TASK TO COMPLETE: Please pull out every line that includes the string "this".

MATERIALS PROVIDED:
——————

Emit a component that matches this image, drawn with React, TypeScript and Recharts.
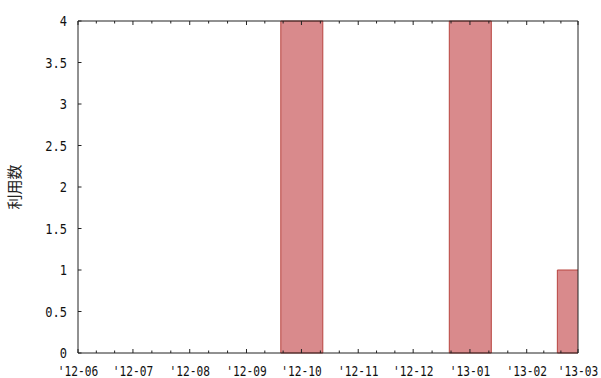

——————

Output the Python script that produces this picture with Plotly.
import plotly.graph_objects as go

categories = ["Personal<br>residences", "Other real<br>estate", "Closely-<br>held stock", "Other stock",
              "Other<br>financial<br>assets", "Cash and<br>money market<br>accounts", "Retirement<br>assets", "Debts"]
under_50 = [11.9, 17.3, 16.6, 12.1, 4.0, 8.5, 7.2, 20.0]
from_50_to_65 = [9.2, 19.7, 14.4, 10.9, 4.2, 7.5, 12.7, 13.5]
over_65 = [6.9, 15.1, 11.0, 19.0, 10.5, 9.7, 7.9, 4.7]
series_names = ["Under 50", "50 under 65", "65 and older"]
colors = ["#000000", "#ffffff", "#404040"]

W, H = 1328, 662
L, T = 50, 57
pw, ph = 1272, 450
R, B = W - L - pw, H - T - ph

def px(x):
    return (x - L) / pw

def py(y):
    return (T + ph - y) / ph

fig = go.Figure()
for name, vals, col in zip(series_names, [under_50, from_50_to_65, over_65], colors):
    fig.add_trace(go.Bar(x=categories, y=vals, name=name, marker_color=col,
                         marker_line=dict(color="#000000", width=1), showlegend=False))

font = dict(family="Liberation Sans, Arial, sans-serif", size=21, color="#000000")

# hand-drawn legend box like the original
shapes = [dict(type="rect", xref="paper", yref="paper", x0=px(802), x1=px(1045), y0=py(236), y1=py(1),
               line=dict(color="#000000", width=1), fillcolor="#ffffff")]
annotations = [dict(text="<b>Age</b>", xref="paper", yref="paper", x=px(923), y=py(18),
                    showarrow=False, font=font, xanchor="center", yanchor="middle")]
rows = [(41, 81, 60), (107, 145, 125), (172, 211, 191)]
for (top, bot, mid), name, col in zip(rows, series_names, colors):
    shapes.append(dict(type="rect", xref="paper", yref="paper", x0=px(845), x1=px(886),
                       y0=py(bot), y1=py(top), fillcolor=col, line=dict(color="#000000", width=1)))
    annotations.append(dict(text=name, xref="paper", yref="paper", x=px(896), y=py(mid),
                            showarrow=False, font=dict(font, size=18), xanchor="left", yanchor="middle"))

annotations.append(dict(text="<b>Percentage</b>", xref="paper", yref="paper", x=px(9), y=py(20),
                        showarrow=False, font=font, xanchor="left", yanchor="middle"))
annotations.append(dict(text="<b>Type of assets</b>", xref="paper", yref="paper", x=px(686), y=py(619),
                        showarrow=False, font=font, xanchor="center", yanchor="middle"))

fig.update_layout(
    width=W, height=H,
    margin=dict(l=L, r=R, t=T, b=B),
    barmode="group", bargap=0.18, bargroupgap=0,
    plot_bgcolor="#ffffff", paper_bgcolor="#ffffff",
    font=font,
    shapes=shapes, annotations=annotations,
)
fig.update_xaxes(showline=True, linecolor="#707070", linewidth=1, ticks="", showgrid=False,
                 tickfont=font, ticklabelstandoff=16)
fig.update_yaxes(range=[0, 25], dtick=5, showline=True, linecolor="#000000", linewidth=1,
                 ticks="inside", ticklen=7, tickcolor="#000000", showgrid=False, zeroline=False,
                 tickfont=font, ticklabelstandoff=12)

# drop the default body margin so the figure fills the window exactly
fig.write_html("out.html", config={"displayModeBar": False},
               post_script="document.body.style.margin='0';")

——————

RESULT BELOW:
Emit a component that matches this image, drawn with React, TypeScript and Recharts.
Output the Python script that produces this picture with Plotly.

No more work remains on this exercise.